The CBD is challenging federal exemptions that could allow Denver-based independent Sentinel Peak Resources LLC to drill wells in the Arroyo Grande oilfield. Sentinel spokesperson Amanda Parsons said the company has no plans to seek the drilling permits, originally contemplated by a unit of Freeport-McMoRan Inc., which sold the acreage to Sentinel in 2016.*
The lawsuit filed in the U.S District Court for the Northern District of California earlier in November claims the actions to exempt Safe Drinking Water Act protections for underground injection control (UIC) wells would make the area along the coast a "dumping ground for oil waste fluid."
EPA in April approved a joint application from California’s Division of Oil, Gas and Geothermal Resources (DOGGR) and the Water Resources Control Board for an aquifer exemption in the Arroyo Grande. Drilling permits would have to be approved by the San Luis Obispo County Planning Commission and/or its board of supervisors before drilling could begin, said DOGGR spokesperson Don Drysdale.
"DOGGR would evaluate any proposed injection wells to ensure compliance with the latest UIC requirements," Drysdale said.
California has been regulating the use of UIC for more than 60 years and it now has oversight of more than 55,000 UIC wells.
The EPA’s UIC program consists of six classes of injection wells based on the type and depth of the injection activity.

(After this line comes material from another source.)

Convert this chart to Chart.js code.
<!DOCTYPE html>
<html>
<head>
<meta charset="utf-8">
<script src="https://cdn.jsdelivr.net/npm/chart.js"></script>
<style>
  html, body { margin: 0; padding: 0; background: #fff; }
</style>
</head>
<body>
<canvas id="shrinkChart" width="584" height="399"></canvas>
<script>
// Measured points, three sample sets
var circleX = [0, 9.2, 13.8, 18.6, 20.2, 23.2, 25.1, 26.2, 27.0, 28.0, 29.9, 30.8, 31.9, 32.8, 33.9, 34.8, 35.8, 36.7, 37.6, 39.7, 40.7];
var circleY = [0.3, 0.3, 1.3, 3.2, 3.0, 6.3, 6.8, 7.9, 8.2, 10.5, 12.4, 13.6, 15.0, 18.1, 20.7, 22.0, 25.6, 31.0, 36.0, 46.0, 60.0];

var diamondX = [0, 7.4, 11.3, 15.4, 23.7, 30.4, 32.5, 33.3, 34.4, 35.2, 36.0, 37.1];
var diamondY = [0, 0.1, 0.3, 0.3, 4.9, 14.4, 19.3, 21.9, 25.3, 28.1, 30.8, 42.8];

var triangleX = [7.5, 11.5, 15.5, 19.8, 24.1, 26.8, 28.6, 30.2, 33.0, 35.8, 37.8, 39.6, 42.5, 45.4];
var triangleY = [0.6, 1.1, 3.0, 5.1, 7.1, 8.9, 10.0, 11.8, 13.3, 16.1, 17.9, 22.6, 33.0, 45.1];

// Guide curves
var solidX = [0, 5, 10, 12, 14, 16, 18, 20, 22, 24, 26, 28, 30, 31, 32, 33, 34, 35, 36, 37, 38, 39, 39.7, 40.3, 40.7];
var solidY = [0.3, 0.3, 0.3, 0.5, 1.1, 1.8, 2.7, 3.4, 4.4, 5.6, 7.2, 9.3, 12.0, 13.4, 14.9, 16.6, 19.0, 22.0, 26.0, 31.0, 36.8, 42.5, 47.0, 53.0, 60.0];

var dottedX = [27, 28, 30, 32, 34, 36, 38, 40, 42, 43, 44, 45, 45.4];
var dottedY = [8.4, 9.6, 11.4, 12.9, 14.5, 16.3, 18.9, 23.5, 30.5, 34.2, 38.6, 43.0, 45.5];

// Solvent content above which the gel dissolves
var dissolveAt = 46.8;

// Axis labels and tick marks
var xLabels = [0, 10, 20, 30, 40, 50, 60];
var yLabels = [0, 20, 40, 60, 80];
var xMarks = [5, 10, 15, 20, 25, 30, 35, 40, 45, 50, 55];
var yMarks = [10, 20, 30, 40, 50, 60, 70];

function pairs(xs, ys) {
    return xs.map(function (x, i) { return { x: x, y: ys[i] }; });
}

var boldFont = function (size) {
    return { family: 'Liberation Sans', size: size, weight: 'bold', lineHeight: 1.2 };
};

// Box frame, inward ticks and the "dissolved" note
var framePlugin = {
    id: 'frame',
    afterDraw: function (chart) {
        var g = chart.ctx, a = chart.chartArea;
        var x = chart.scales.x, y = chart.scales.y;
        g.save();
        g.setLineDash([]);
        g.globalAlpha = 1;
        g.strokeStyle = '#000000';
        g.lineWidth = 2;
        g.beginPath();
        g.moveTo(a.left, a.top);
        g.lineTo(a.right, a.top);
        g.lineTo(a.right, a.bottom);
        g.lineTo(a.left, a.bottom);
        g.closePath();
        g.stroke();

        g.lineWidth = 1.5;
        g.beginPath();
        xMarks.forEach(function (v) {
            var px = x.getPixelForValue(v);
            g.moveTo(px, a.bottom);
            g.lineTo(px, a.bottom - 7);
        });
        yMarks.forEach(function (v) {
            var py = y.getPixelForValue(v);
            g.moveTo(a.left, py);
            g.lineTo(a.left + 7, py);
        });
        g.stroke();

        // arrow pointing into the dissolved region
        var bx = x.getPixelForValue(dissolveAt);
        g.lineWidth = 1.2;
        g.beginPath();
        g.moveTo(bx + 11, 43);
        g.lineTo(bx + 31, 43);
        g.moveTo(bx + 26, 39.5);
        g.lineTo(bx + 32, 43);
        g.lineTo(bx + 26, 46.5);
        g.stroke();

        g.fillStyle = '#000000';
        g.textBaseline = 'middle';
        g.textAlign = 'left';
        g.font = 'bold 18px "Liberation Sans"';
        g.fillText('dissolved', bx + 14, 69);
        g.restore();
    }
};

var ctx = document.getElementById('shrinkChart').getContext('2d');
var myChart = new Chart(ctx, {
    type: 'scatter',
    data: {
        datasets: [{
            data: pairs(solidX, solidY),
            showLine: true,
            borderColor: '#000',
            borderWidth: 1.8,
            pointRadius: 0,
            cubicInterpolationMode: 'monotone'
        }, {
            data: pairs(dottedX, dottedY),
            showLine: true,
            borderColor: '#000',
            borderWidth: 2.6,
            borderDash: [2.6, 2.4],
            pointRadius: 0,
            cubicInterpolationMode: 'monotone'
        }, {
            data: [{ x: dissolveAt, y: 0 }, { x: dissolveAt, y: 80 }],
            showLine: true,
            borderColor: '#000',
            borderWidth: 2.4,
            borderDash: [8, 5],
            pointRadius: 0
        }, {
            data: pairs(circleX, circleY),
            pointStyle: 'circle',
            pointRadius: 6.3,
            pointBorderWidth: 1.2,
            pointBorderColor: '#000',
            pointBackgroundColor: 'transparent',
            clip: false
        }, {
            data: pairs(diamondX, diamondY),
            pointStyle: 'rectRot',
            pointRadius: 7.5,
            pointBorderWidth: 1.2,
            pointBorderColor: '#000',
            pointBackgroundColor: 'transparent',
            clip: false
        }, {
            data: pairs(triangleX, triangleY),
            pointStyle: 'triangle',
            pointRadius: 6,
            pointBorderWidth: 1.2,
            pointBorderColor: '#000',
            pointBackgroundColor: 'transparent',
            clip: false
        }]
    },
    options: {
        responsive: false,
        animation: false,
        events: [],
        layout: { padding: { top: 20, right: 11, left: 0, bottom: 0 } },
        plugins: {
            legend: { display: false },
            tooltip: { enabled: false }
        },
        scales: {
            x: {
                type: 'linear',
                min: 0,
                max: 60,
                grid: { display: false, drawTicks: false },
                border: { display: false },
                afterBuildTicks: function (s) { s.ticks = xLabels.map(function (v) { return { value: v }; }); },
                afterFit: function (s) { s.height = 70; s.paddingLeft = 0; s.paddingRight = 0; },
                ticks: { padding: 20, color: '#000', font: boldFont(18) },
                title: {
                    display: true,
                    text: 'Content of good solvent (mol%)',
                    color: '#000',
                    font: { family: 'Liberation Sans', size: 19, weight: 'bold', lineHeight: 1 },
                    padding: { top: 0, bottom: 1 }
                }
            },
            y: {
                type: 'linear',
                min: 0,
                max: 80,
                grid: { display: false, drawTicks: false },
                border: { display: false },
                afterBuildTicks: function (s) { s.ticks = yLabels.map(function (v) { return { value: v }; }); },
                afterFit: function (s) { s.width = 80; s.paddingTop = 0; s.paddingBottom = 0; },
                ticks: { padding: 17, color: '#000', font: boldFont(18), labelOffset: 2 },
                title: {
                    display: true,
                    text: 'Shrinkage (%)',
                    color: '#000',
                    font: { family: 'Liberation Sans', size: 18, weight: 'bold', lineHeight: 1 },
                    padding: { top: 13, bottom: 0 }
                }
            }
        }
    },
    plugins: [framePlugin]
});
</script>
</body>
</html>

UIC regulations mandate a variety of measures be considered to assure that injection activities will not endanger underground sources of drinking water.
Since 2015, California has required ongoing testing, monitoring and reporting requirements for all UIC wells, Drysdale said.

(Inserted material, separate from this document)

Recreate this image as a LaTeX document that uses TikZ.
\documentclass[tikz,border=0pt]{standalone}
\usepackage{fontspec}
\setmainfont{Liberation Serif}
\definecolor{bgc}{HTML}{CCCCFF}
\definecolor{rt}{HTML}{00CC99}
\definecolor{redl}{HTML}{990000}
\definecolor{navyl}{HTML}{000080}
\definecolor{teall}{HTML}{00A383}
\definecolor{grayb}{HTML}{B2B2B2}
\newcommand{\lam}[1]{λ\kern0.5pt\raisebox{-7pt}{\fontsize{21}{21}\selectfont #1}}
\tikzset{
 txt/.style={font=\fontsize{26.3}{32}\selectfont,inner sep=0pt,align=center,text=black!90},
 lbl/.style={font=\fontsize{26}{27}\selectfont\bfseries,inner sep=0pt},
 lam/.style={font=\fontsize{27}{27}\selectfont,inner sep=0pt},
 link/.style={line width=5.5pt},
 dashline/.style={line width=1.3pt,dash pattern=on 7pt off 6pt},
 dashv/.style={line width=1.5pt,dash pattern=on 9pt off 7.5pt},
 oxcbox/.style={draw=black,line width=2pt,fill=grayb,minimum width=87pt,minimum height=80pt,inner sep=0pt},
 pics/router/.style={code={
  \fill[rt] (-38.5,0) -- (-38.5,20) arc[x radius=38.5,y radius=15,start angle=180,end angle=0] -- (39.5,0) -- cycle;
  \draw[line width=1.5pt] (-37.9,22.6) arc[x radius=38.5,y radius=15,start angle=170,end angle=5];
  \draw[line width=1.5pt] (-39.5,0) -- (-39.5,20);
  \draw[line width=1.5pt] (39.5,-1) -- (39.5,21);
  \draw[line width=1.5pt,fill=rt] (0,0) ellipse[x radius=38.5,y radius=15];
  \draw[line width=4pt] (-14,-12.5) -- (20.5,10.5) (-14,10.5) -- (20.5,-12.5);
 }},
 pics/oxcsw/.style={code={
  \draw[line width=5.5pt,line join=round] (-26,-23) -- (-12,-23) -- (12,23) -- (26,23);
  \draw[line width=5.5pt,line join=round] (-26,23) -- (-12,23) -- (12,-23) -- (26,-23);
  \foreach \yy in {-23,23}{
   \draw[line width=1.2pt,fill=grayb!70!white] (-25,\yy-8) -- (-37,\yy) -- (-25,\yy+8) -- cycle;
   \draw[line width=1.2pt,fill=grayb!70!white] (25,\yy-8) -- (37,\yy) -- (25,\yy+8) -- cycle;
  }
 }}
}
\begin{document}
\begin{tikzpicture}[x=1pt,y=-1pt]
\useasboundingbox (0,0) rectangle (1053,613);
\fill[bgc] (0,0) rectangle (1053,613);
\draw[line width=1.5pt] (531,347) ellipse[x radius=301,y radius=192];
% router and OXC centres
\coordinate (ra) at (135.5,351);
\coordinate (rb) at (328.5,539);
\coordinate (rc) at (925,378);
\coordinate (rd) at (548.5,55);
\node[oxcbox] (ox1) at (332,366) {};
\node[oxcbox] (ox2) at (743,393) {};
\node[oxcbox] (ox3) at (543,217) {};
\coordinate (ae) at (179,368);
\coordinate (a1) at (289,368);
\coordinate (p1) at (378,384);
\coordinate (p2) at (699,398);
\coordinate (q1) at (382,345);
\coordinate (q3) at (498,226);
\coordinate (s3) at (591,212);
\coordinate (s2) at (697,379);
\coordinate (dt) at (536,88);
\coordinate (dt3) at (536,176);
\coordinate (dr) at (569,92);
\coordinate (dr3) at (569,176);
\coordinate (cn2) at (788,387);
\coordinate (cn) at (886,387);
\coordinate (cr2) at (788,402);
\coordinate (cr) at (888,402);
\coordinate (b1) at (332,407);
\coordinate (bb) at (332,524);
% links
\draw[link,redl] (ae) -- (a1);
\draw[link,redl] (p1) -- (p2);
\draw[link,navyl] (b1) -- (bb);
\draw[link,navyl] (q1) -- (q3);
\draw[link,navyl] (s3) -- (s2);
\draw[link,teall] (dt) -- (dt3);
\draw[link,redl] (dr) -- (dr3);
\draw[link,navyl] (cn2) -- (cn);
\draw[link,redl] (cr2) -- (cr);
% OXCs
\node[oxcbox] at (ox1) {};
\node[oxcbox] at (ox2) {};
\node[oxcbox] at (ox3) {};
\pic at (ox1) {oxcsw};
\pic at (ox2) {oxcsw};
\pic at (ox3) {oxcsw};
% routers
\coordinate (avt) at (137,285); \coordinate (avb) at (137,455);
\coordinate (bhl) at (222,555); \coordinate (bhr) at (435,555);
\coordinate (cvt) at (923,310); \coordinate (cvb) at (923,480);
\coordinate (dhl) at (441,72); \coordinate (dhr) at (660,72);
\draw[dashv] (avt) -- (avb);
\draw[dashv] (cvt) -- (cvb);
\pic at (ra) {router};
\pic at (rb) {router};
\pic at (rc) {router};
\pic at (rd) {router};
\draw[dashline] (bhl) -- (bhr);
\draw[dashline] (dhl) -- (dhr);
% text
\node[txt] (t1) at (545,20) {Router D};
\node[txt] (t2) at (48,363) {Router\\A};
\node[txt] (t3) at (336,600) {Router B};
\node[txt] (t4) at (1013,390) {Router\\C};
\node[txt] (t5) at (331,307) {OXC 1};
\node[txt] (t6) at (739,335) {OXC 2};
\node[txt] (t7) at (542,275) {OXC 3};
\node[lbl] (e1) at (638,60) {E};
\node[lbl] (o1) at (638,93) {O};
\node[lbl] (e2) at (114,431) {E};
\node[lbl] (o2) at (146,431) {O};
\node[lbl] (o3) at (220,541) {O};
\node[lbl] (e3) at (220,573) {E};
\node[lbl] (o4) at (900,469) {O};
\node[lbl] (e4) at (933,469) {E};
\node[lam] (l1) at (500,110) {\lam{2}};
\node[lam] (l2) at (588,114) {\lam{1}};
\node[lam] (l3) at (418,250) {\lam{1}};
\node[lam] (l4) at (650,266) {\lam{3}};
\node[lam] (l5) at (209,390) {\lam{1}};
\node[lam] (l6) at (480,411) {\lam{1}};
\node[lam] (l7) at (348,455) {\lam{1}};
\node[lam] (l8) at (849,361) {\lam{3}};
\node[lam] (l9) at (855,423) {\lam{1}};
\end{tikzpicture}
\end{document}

After being pressured during the Obama administration to improve its state oversight of UIC wells, DOGGR outlined a more detailed program. In 2017, DOGGR ordered that 475 UIC wells be shut down. Industry groups at the time said there was no evidence that drinking water supplies were contaminated by the wells.
*Correction: Sentinel said it has no plans to follow through with the drilling project at this time. In addition, Sentinel said it injects its wastewater and fluids into the same reservoir being produced and not into nearby aquifers. NGI’s Shale Daily regrets the error.